• Directions
Select, from the material below, each line with "this" in it.

* Begin Records provided *

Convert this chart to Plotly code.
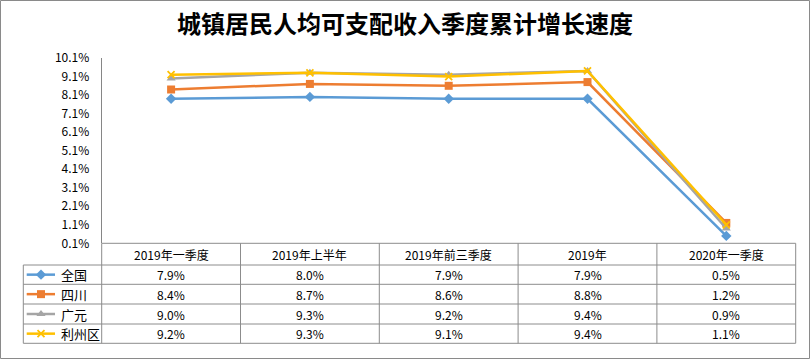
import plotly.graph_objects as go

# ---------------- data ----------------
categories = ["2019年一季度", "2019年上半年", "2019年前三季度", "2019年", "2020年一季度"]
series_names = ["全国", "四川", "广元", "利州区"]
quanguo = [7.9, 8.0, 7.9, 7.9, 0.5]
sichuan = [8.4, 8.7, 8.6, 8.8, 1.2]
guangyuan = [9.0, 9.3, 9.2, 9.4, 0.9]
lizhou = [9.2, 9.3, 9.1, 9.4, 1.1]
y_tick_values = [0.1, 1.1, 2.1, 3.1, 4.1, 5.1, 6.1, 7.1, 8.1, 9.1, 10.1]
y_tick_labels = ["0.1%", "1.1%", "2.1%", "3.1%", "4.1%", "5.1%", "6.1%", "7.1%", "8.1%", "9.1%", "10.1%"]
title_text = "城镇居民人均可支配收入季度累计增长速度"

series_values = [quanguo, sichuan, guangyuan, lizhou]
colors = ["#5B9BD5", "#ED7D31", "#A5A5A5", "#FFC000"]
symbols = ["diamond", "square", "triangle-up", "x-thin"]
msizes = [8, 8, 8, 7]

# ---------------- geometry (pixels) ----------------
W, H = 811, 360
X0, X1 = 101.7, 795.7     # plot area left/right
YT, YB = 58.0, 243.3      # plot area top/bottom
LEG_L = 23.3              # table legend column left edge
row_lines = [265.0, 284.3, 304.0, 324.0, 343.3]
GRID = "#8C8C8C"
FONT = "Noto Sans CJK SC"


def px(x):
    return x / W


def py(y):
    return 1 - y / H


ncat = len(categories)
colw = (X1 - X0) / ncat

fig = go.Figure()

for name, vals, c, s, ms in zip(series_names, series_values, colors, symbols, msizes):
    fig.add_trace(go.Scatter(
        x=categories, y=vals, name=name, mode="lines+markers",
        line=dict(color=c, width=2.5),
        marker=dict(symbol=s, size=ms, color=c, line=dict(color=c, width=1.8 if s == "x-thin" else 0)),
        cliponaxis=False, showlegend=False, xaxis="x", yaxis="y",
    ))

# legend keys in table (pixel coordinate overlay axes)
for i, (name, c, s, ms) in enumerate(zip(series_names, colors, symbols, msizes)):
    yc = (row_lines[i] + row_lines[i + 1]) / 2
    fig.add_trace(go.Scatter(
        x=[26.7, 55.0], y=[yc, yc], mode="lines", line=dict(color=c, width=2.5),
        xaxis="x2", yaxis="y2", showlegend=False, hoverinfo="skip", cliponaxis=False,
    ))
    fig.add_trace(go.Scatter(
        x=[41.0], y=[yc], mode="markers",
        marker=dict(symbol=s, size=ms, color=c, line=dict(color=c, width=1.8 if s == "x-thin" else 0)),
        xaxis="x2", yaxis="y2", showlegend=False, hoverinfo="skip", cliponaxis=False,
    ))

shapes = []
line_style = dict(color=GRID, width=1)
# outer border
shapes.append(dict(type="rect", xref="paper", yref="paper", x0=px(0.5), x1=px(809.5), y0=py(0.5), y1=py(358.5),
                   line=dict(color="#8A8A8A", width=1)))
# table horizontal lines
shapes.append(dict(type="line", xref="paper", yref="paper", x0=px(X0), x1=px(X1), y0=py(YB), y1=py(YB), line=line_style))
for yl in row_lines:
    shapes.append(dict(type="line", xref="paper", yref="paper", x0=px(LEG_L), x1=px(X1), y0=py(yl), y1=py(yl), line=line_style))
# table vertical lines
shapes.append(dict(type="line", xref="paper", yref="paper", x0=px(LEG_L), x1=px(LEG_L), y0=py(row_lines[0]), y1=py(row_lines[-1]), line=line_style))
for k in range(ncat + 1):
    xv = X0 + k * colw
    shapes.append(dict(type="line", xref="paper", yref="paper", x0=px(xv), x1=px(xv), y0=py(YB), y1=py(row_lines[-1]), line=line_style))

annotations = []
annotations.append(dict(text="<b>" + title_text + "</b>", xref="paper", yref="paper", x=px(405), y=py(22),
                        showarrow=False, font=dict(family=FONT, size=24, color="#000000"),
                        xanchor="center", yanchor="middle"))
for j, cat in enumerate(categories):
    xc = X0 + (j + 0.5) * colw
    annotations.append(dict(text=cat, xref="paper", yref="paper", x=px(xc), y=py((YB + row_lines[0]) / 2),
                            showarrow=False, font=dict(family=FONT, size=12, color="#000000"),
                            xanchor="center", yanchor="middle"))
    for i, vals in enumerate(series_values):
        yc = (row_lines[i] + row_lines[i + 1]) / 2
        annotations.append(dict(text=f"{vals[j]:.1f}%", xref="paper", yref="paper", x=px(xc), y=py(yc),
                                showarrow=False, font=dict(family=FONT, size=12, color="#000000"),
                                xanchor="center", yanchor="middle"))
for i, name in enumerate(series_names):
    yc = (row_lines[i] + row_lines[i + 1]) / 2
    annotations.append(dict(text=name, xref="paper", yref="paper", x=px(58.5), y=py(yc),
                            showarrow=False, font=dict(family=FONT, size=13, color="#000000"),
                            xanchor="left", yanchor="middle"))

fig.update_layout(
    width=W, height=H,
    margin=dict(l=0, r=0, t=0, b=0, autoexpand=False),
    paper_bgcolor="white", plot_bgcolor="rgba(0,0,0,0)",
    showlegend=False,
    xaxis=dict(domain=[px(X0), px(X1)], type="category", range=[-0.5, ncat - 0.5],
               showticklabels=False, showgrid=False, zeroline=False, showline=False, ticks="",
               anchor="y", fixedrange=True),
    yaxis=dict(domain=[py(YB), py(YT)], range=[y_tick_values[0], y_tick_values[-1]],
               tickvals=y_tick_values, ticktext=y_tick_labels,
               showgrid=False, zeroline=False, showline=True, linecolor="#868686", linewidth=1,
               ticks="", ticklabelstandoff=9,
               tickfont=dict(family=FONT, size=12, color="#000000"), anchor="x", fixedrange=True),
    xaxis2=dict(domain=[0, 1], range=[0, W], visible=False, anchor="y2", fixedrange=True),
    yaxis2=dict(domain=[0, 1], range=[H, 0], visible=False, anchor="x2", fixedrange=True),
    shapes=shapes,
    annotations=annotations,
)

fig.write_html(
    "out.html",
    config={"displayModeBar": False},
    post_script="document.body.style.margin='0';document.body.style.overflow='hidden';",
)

* End Records provided *
* Begin Records provided *

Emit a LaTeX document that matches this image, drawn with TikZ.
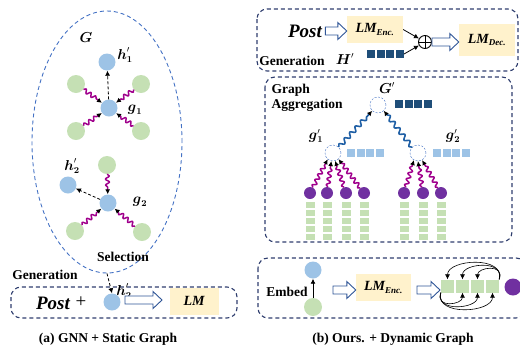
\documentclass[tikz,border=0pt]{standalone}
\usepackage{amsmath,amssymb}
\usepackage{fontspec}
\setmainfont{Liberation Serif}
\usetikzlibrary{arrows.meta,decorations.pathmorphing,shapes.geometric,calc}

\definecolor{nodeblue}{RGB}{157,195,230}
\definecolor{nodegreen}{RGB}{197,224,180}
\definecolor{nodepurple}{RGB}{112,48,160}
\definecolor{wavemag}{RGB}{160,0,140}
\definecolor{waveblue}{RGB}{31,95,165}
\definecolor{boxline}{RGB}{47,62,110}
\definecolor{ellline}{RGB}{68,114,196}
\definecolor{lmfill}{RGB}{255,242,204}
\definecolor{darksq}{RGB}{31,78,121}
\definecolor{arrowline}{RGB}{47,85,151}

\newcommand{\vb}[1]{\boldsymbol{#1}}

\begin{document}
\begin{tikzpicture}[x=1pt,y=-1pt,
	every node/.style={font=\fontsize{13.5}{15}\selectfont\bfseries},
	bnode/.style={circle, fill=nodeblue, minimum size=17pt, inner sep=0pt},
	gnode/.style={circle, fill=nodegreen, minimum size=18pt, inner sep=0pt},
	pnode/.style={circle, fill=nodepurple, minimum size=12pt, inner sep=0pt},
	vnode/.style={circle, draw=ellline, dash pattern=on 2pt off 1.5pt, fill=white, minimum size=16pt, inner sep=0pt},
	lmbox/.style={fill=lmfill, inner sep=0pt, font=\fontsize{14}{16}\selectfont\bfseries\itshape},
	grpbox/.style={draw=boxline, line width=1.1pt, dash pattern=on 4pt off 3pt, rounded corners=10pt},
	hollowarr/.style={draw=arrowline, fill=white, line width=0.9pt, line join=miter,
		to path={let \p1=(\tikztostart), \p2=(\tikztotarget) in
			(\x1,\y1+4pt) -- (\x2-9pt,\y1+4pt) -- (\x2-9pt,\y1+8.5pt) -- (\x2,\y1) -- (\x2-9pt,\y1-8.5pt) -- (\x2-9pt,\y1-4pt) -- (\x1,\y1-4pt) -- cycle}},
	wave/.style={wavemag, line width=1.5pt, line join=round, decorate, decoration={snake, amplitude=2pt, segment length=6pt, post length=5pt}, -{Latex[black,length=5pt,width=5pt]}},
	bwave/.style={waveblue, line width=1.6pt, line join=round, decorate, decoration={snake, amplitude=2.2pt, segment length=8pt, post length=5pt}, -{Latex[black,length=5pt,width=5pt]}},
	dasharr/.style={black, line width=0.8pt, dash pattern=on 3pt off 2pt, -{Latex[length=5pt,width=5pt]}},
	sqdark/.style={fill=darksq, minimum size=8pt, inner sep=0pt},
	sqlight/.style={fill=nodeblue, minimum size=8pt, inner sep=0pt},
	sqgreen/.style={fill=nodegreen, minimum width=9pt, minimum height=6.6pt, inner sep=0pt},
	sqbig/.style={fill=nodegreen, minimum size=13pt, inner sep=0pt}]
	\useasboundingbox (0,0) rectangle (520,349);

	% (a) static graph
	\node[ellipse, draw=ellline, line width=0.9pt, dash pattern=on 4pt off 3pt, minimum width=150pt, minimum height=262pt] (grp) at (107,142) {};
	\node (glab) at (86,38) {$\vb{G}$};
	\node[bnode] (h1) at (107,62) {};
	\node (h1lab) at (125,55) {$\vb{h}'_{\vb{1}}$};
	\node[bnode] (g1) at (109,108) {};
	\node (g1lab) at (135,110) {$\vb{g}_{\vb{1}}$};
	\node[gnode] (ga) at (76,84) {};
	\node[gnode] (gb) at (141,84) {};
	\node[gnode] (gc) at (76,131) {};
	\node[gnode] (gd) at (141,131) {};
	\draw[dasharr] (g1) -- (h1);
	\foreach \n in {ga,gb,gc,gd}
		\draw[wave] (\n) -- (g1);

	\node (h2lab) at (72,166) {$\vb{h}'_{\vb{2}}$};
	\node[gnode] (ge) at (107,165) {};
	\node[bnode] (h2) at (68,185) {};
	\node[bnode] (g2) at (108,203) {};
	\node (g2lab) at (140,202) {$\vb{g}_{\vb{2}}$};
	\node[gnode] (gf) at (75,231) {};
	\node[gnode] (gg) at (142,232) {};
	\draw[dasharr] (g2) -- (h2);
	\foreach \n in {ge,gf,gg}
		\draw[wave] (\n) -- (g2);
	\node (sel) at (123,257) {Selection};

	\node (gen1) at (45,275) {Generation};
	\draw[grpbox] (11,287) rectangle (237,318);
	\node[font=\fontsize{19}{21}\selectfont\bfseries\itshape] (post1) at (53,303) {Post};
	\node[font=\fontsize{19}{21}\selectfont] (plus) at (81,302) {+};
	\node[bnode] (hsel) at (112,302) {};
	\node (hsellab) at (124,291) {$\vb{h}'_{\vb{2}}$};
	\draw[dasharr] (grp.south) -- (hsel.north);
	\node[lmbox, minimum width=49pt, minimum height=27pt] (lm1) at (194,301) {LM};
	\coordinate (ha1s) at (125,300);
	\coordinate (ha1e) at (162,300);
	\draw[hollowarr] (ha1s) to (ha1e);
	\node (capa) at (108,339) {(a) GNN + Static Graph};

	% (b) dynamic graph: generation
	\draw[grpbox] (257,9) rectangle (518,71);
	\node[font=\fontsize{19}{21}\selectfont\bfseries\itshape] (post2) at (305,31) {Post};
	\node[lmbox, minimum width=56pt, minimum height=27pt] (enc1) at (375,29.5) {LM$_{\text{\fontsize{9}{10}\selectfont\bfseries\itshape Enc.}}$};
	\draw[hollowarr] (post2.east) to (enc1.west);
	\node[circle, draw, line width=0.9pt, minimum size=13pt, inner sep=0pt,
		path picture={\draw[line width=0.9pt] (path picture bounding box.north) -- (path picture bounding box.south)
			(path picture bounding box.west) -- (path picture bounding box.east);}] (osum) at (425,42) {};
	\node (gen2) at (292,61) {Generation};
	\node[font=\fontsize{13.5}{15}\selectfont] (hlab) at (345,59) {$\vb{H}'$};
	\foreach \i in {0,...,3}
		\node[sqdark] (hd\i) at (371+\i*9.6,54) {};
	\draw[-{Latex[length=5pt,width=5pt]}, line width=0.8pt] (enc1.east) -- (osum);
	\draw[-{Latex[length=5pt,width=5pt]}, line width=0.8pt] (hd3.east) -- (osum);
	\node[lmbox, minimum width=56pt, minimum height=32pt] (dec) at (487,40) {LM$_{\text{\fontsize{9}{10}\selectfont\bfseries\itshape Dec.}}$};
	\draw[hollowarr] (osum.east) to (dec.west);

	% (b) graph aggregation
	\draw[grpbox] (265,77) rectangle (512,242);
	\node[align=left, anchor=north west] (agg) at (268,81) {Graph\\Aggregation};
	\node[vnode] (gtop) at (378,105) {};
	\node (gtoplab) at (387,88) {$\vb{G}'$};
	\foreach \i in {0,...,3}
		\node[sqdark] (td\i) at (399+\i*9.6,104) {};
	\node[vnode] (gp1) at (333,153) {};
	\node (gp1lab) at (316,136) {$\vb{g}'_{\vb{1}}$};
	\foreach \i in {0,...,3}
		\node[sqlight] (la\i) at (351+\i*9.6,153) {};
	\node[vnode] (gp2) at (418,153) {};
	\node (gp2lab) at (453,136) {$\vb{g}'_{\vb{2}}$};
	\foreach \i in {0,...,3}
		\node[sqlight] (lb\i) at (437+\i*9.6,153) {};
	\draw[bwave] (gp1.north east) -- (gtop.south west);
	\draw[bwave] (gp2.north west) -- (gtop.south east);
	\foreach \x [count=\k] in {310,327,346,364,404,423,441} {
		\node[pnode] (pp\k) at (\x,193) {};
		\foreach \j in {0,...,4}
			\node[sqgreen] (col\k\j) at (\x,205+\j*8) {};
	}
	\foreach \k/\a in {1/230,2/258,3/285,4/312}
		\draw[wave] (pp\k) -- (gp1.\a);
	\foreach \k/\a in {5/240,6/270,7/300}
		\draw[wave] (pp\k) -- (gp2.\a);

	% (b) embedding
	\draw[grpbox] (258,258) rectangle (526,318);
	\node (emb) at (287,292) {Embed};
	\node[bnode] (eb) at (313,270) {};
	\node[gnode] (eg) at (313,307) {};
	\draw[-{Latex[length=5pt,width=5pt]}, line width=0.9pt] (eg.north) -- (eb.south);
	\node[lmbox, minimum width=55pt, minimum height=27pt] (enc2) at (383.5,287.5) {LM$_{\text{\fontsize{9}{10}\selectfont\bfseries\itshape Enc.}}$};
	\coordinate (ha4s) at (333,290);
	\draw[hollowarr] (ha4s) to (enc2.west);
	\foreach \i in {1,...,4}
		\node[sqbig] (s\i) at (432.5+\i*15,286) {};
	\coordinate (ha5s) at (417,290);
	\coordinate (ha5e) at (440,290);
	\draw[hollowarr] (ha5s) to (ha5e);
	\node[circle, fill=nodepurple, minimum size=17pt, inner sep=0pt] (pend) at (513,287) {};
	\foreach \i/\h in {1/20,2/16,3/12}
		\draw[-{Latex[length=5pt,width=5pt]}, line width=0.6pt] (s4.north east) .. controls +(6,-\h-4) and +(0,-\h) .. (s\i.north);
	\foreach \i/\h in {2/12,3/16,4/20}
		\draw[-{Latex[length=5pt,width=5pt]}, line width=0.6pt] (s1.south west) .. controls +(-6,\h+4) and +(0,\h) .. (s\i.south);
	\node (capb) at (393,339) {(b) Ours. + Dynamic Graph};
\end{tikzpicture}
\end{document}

* End Records provided *

• Answer below
Convert this chart to Plotly code.
Emit a LaTeX document that matches this image, drawn with TikZ.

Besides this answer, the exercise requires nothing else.